Informal meeting of EU Heads of State or Government in Brussels
18 September 2009
EU Heads agreed that, in order to develop a basis for sustainable growth, and taking into account the specific situation of individual countries, exit strategies need to be designed and implemented in a co-ordinated manner as soon as recovery takes hold.
The G-20 should reaffirm its determination to continue implementing co-ordinated policy measures in order to develop the basis for sustainable growth and to avoid a repetition of the recent financial crisis. Efforts must be maintained until recovery is secured. Overall support to the EU economy in 2009 and 2010 is projected to amount to around 5 per cent of GDP. Taking into account the specific situations of individual countries, exit strategies need to be designed and implemented in a coordinated manner as soon as recovery takes hold.
EU government and state heads heard details of the report on the future of international economic co-operation and co-ordination to be submitted by the G-20 President to the Pittsburgh meeting. With regard to the current financial markets situation, they highlighted the following issues:
· Improving the functioning of financial markets is essential in order to avoid a repetition of the crisis.
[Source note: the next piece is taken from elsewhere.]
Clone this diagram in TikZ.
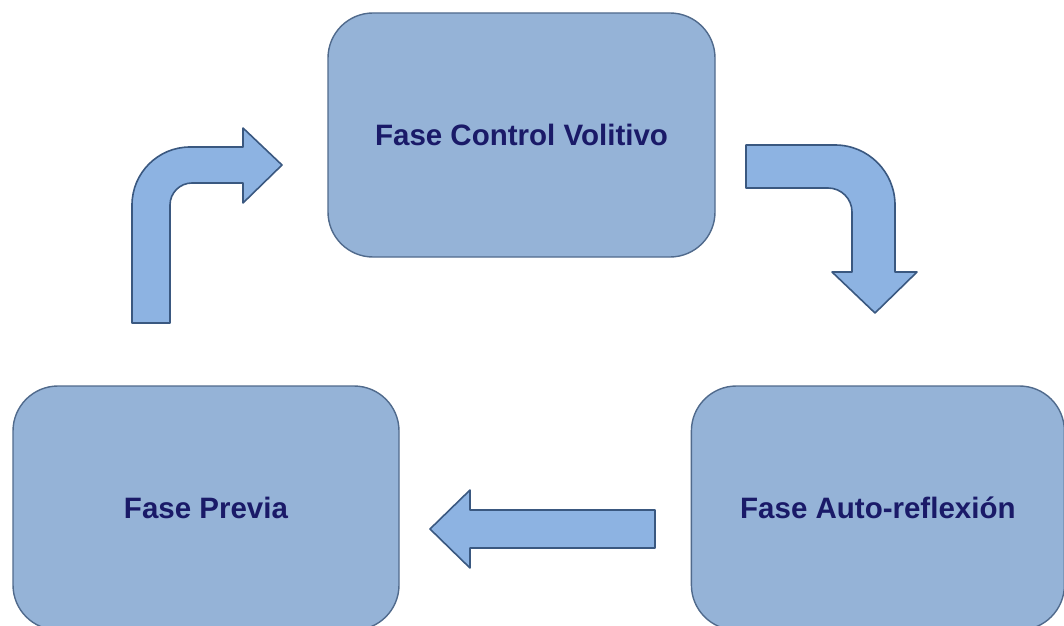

The commitments agreed at the London summit must be implemented. The G-20 should commit to a globally coordinated system of macro-prudential supervision, based on close co-operation of the IMF, the FSB and the supervisory authorities, with effective exchange of information.
· The functioning of the banking system remains critical to restoring growth and re-establishing credit flows. In order to safeguard the long-term viability of banks, a restructuring of the banking sector must take place, in parallel with actions to improve the quality of bank balance sheets.
· All G-20 countries must adopt the Basel II capital framework in a consistent and co-ordinated way. Existing loopholes in the Basel framework must be closed.
· Accounting standards-setting bodies need to accelerate their joint work on a single set of high-quality global accounting standards, with all G-20 countries committing to implement these new standards as soon as possible.
· The G-20 must strengthen oversight of systemically important financial institutions by enhancing their supervisory and regulatory requirements (i.e. through tailor-made stress tests, contingency plans and capital buffers). The quality of cross-border supervision needs to be improved and the G-20 should commit to work in a co-ordinated manner on this issue.
· In particular, the G-20 should commit to agreeing to binding rules for financial institutions on variable remunerations backed up by the threat of sanctions at national level.